The next day, Tuesday, they arrived in Orbost at 6.45pm. They inspected an island which had formed in the centre of the Snowy River, which impeded water flow, and later that evening a deputation of councillors waited upon the Ministry at the municipal chambers with a view to getting a new bridge erected over the Snowy River at Orbost, also Bridges over Tonghi Creek and Delegate River and further road works on the Genoa-road (2). The official party left Orbost on Wednesday for Mallacoota, a distance of 145 km. The tour, however, was attended by several unexpected incidents which have interfered considerably with the programme of the trip (3).

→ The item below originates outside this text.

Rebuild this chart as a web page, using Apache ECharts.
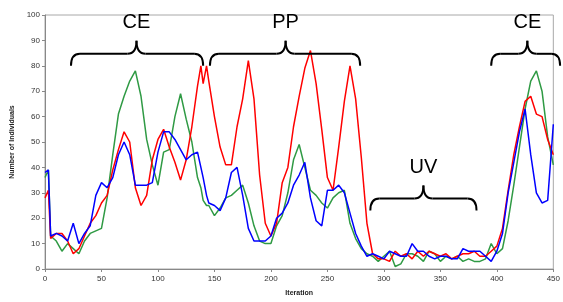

Unfortunately the car broke down at a way-back place called Cabbage Tree, as The Argus reported (4). They then continued on horseback to Mallacoota, about 120 km, which seems to me to be an extraordinary thing to do, but clearly at the time not beyond the endurance of Ministers of the Crown and Public Servants.
There was much interest in the papers about their situation and The Herald took a light-hearted view -
Ministers complain of the stress of work, but excessive work is often brought about by want of thinking beforehand, and so a Minister is much occupied by undoing the work of his predecessor. Mr Edgar at Mallacoota has a fine opportunity for a quiet think, "on man, on nature, and on human life," including the public works of his department. It is rather a pity that Ministers do not get marooned regularly. There ought indeed to be an official island to which Ministers could go every year, for a month or so deprived of all official papers. Its library should consist of the Bible, Shakespeare, one or two more of "the hundred best books." A stock of fowling pieces, fishing rods, axes, a boat or two, and something equivalent to Friday for a servant might be allowed.... If a man and a Minister could not be happy under such circumstances, then he should for ever hold his peace about the worry of work. He would have no deputations to nag at him, no unfulfillable promises to make, no press or other criticisms to annoy him. From his island home he could see life steadily and see it whole, and recover probably what men in cities so often lose, the power of original thinking. It is gratifying for Victorians, too, to learn that in their small country, sometimes sneered at as a cabbage garden, there is yet ample room and verge enough for isolation for from the madding crowd. Mr Edgar, with his two engineers, returning from the wilds clad in the skins of wallaby, and native bear, will be a concrete proof of this when they land at No. 8 Wharf by the steamer they may catch at Gabo (6).